╭──

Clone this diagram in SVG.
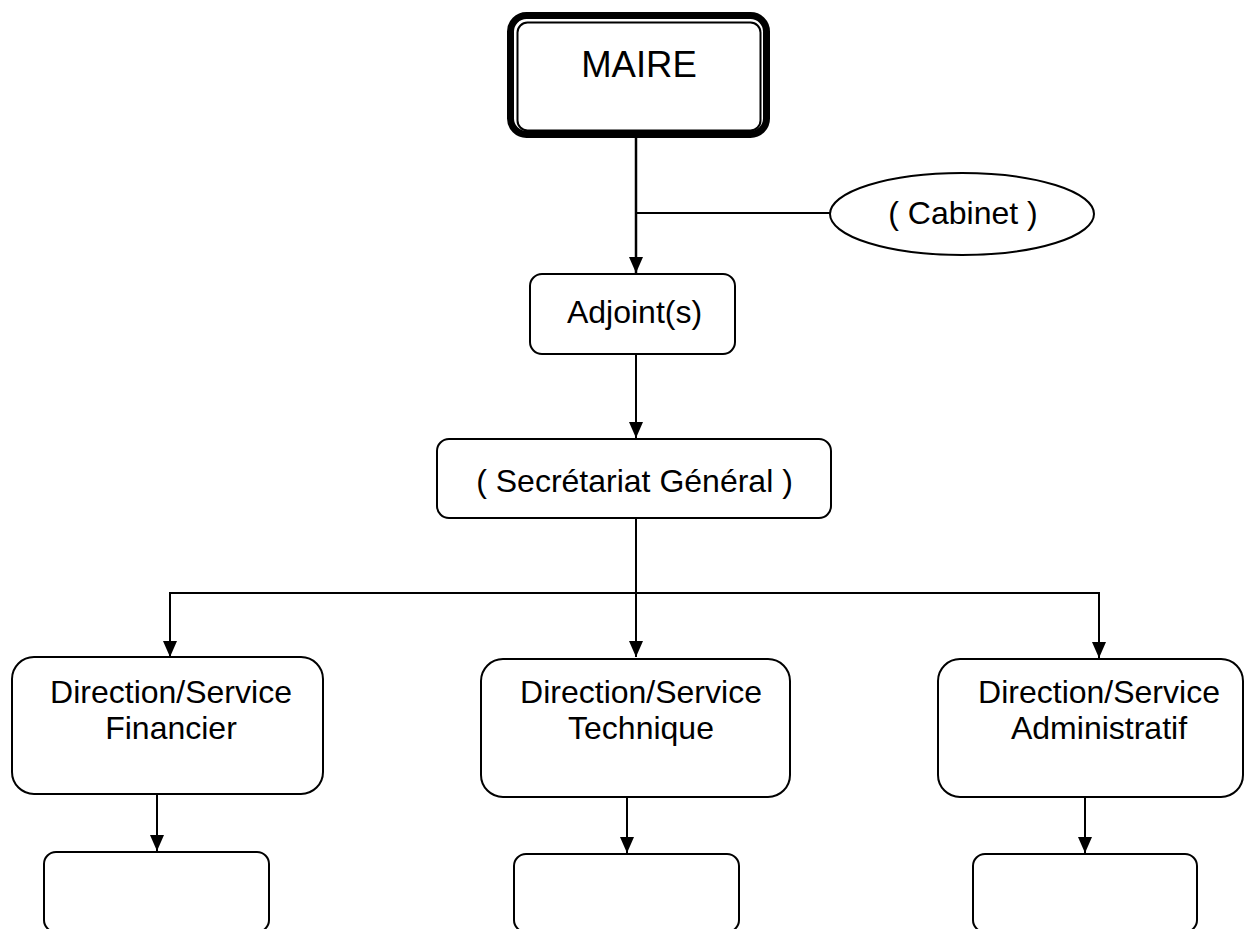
<svg xmlns="http://www.w3.org/2000/svg" width="1245" height="929" viewBox="0 0 1245 929">
<style>
.box{fill:#fff;stroke:#000;stroke-width:2}
.t{font-family:"Liberation Sans",Arial,sans-serif;font-size:32px;fill:#000;text-anchor:middle}
.ln{fill:none;stroke:#000;stroke-width:2}
</style>
<defs>
<marker id="ah" markerUnits="userSpaceOnUse" markerWidth="16" markerHeight="14" viewBox="0 0 16 14" refX="16" refY="7" orient="auto-start-reverse">
<path d="M0,0 L16,7 L0,14 Z" fill="#000"/>
</marker>
</defs>
<rect width="1245" height="929" fill="#fff"/>
<g id="connectors">
<line class="ln" x1="636" y1="137" x2="636" y2="273" marker-end="url(#ah)" style="stroke-width:2.5"/>
<line class="ln" x1="636" y1="213" x2="830" y2="213"/>
<line class="ln" x1="636" y1="354" x2="636" y2="438" marker-end="url(#ah)"/>
<line class="ln" x1="636" y1="518" x2="636" y2="657" marker-end="url(#ah)"/>
<polyline class="ln" points="170,657 170,593 1099,593 1099,658" marker-start="url(#ah)" marker-end="url(#ah)"/>
<line class="ln" x1="157" y1="794" x2="157" y2="851" marker-end="url(#ah)"/>
<line class="ln" x1="627" y1="797" x2="627" y2="853" marker-end="url(#ah)"/>
<line class="ln" x1="1085" y1="797" x2="1085" y2="853" marker-end="url(#ah)"/>
</g>
<g id="maire">
<rect x="510.5" y="15.5" width="256" height="119" rx="16" fill="#fff" stroke="#000" stroke-width="7"/>
<rect x="517.5" y="22.5" width="243" height="108" rx="10" fill="#fff" stroke="#000" stroke-width="2"/>
<text class="t" x="639" y="77" style="font-size:36.5px">MAIRE</text>
</g>
<g id="cabinet">
<ellipse cx="962" cy="214" rx="132" ry="41" class="box"/>
<text class="t" x="963" y="224">( Cabinet )</text>
</g>
<g id="adjoints">
<rect x="530" y="274" width="205" height="80" rx="12" class="box"/>
<text class="t" x="634.5" y="323">Adjoint(s)</text>
</g>
<g id="secretariat">
<rect x="437" y="439" width="394" height="79" rx="12" class="box"/>
<text class="t" x="634.5" y="492">( Secrétariat Général )</text>
</g>
<g id="dir-financier">
<rect x="12" y="657" width="311" height="137" rx="22" class="box"/>
<text class="t" x="171" y="703">Direction/Service</text>
<text class="t" x="171" y="739">Financier</text>
</g>
<g id="dir-technique">
<rect x="481" y="659" width="309" height="138" rx="22" class="box"/>
<text class="t" x="641" y="703">Direction/Service</text>
<text class="t" x="641" y="739">Technique</text>
</g>
<g id="dir-administratif">
<rect x="938" y="659" width="305" height="138" rx="22" class="box"/>
<text class="t" x="1099" y="703">Direction/Service</text>
<text class="t" x="1099" y="739">Administratif</text>
</g>
<g id="sub-financier">
<rect x="44" y="852" width="225" height="80" rx="12" class="box"/>
</g>
<g id="sub-technique">
<rect x="514" y="854" width="225" height="78" rx="12" class="box"/>
</g>
<g id="sub-administratif">
<rect x="973" y="854" width="224" height="78" rx="12" class="box"/>
</g>
</svg>
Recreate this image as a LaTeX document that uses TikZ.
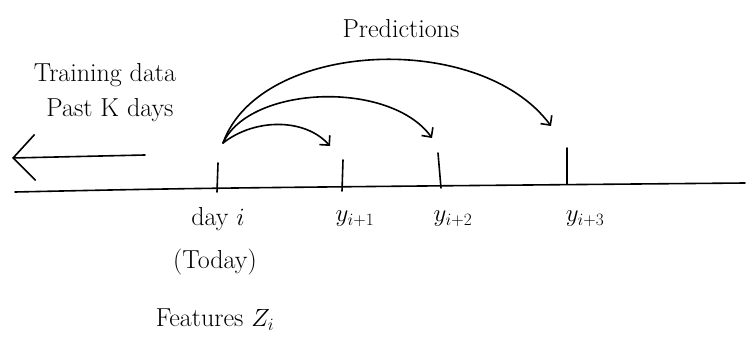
\documentclass[tikz,border=0pt]{standalone}
\usetikzlibrary{arrows.meta}
\begin{document}
\begin{tikzpicture}[x=1pt,y=-1pt,
  pen/.style={line width=1.6pt,line cap=round,line join=round},
  lbl/.style={font=\fontsize{26}{30}\selectfont,inner sep=0pt},
  predarrow/.style={pen,-{Straight Barb[length=7pt,width=14pt,line width=1.6pt]}}]
\path[use as bounding box,fill=white] (0,0) rectangle (749,339);
% axis
\coordinate (axL) at (15,192);
\coordinate (axR) at (745,183);
\draw[pen] (axL) .. controls (200,188) .. (axR);
% ticks
\coordinate (t0a) at (218,163); \coordinate (t0b) at (217,192);
\coordinate (t1a) at (343,160); \coordinate (t1b) at (342,191);
\coordinate (t2a) at (438,153); \coordinate (t2b) at (441,188);
\coordinate (t3a) at (567,148); \coordinate (t3b) at (567,184);
\draw[pen] (t0a) -- (t0b);
\draw[pen] (t1a) -- (t1b);
\draw[pen] (t2a) -- (t2b);
\draw[pen] (t3a) -- (t3b);
% training arrow
\coordinate (trS) at (145,155);
\coordinate (trE) at (12,158);
\draw[pen,-{Straight Barb[length=22pt,width=46pt,line width=1.6pt]}] (trS) -- (trE);
% prediction arcs
\coordinate (org) at (223,143);
\coordinate (p1) at (330,146);
\coordinate (p2) at (432,138);
\coordinate (p3) at (551,126);
\draw[predarrow] (org) .. controls (255,118) and (305,118) .. (p1);
\draw[predarrow] (org) .. controls (250,85) and (390,80) .. (p2);
\draw[predarrow] (org) .. controls (260,40) and (480,30) .. (p3);
% labels
\node[lbl] (train) at (105,75) {Training data};
\node[lbl] (past) at (110,110) {Past K days};
\node[lbl] (pred) at (401,29) {Predictions};
\node[lbl] (dayi) at (218,219) {day $i$};
\node[lbl] (today) at (215,262) {(Today)};
\node[lbl] (feat) at (215,320) {Features $Z_i$};
\node[lbl] (y1) at (355,219) {$y_{i+1}$};
\node[lbl] (y2) at (453,219) {$y_{i+2}$};
\node[lbl] (y3) at (585,219) {$y_{i+3}$};
\end{tikzpicture}
\end{document}
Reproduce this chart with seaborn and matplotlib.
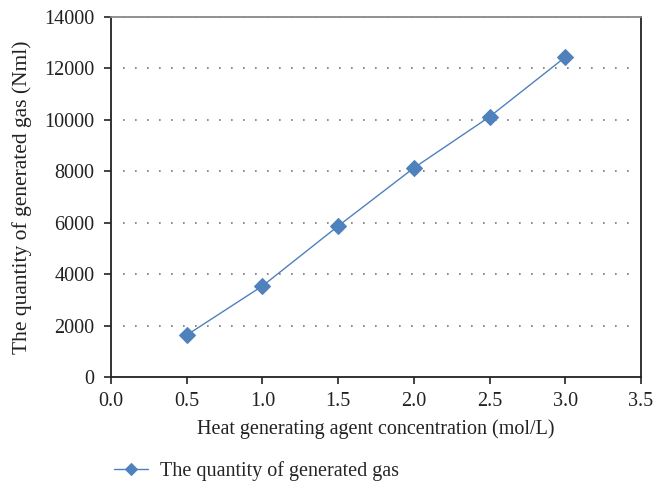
import matplotlib.pyplot as plt
import pandas as pd
import seaborn as sns

concentration = [0.5, 1.0, 1.5, 2.0, 2.5, 3.0]
gas_volume = [1630, 3540, 5870, 8130, 10120, 12440]
series_name = 'The quantity of generated gas'
y_ticks = list(range(0, 14001, 2000))
x_ticks = [0.0, 0.5, 1.0, 1.5, 2.0, 2.5, 3.0, 3.5]

sns.set_style('white', {'xtick.bottom': True, 'ytick.left': True})
plt.rcParams['font.family'] = ['Liberation Serif', 'DejaVu Serif']

df = pd.DataFrame({'conc': concentration, 'gas': gas_volume, 'series': series_name})
blue = '#4F81BD'
dark = '#222222'

fig = plt.figure(figsize=(6.68, 4.83), dpi=100)
ax = fig.add_axes([111 / 668, 1 - 377 / 483, 530 / 668, 360 / 483])

# Excel-like dotted gridlines that stop short of the spines
for y in y_ticks[1:]:
    ax.axhline(y, xmin=0.023, xmax=0.98, color='#777777', linewidth=1.2,
               linestyle=(0, (1, 6.2)), zorder=0)

sns.lineplot(data=df, x='conc', y='gas', hue='series', palette=[blue],
             marker='D', markersize=8, markeredgecolor=blue, linewidth=1,
             ax=ax)

ax.set_xlim(0, 3.5)
ax.set_ylim(0, 14000)
ax.set_xticks(x_ticks)
ax.set_xticklabels([f'{v:.1f}' for v in x_ticks])
ax.set_yticks(y_ticks)
ax.tick_params(axis='both', labelsize=14.5, direction='out', length=5, width=1.2,
               colors=dark, bottom=True, left=True)
ax.tick_params(axis='y', pad=7)
ax.tick_params(axis='x', pad=6)
for s in ax.spines.values():
    s.set_color(dark)
    s.set_linewidth(1.3)
ax.spines['top'].set_color('#888888')

ax.set_xlabel('Heat generating agent concentration (mol/L)', fontsize=14.5,
              color=dark, labelpad=6)
ax.set_ylabel('The quantity of generated gas (Nml)', fontsize=15.5,
              color=dark, labelpad=9)

ax.legend(loc='upper left', bbox_to_anchor=(-0.01, -0.212), frameon=False,
          fontsize=14.5, handlelength=1.7, handletextpad=0.6, borderaxespad=0,
          markerscale=0.8)

fig.savefig('out.png', dpi=100)
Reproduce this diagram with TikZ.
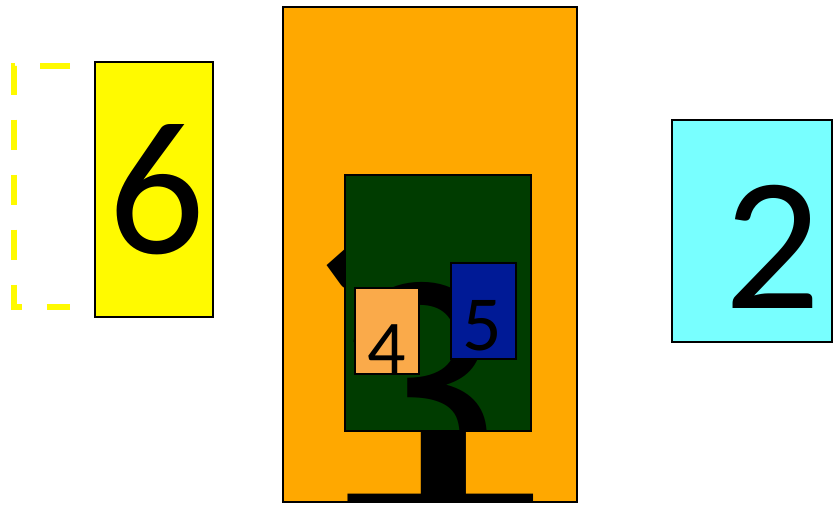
\documentclass[tikz,border=0pt]{standalone}
\usepackage{fontspec}
\setmainfont{Carlito}
\definecolor{cOrange}{RGB}{255,168,0}
\definecolor{cGreen}{RGB}{0,60,0}
\definecolor{cLightOrange}{RGB}{250,170,74}
\definecolor{cNavy}{RGB}{0,26,150}
\definecolor{cCyan}{RGB}{120,255,255}
\definecolor{cYellow}{RGB}{255,250,0}
\tikzset{
  boxnode/.style={draw=black, line width=2pt, inner sep=0pt, outer sep=0pt},
  digit/.style={inner sep=0pt, outer sep=0pt, anchor=base, text=black},
  bracket/.style={draw=cYellow, line width=6pt, dash pattern=on 30pt off 25pt, line join=miter},
}
\newcommand{\fs}[1]{\fontsize{#1}{#1}\selectfont}
\begin{document}
\begin{tikzpicture}[x=1pt,y=-1pt]
\useasboundingbox (0,0) rectangle (834,504);
% dashed bracket
\coordinate (bA) at (70,65.5);
\coordinate (bB) at (14,307);
\coordinate (bC) at (70,307);
\path[bracket] (bA) -| (bB) -- (bC);
% yellow box 6
\node[boxnode, fill=cYellow, minimum width=118pt, minimum height=255pt] (y6) at (154,189) {};
\node[digit] (t6) at (157,253) {\fs{191}6};
% cyan box 2
\node[boxnode, fill=cCyan, minimum width=160pt, minimum height=222.5pt] (c2) at (752,230.75) {};
\node[digit] (t2) at (772.5,308) {\fs{190}2};
% orange box 1
\node[boxnode, fill=cOrange, minimum width=293.5pt, minimum height=495pt] (o1) at (429.75,254.5) {};
\begin{scope}
  \clip (o1.south west) rectangle (o1.north east);
  \node[digit] (t1) at (419,528) {\fs{550}1};
\end{scope}
\node[draw=black, line width=2pt, minimum width=293.5pt, minimum height=495pt, inner sep=0pt] (o1b) at (o1.center) {};
% green box 3
\node[boxnode, fill=cGreen, minimum width=186.5pt, minimum height=255.5pt] (g3) at (437.75,302.75) {};
\begin{scope}
  \clip (g3.south west) rectangle (g3.north east);
  \node[digit] (t3) at (416,496) {\fs{330}3};
\end{scope}
\node[draw=black, line width=2pt, minimum width=186.5pt, minimum height=255.5pt, inner sep=0pt] (g3b) at (g3.center) {};
% light orange box 4
\node[boxnode, fill=cLightOrange, minimum width=63.5pt, minimum height=86.5pt] (l4) at (386.75,330.75) {};
\node[digit] (t4) at (386.5,373) {\fs{76}4};
% navy box 5
\node[boxnode, fill=cNavy, minimum width=65pt, minimum height=96pt] (n5) at (483.5,311) {};
\node[digit] (t5) at (482.5,350) {\fs{78}5};
\end{tikzpicture}
\end{document}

╰──

* Task: Only the lines starting at the line with "Reproduce this chart" and ending at the line with "plt.rcParams['font.family'] = ['Liberation" should be printed again, exactly and with both ends kept; omit the pictures.

* Correct answer:
Reproduce this chart with seaborn and matplotlib.
import matplotlib.pyplot as plt
import pandas as pd
import seaborn as sns

concentration = [0.5, 1.0, 1.5, 2.0, 2.5, 3.0]
gas_volume = [1630, 3540, 5870, 8130, 10120, 12440]
series_name = 'The quantity of generated gas'
y_ticks = list(range(0, 14001, 2000))
x_ticks = [0.0, 0.5, 1.0, 1.5, 2.0, 2.5, 3.0, 3.5]

sns.set_style('white', {'xtick.bottom': True, 'ytick.left': True})
plt.rcParams['font.family'] = ['Liberation Serif', 'DejaVu Serif']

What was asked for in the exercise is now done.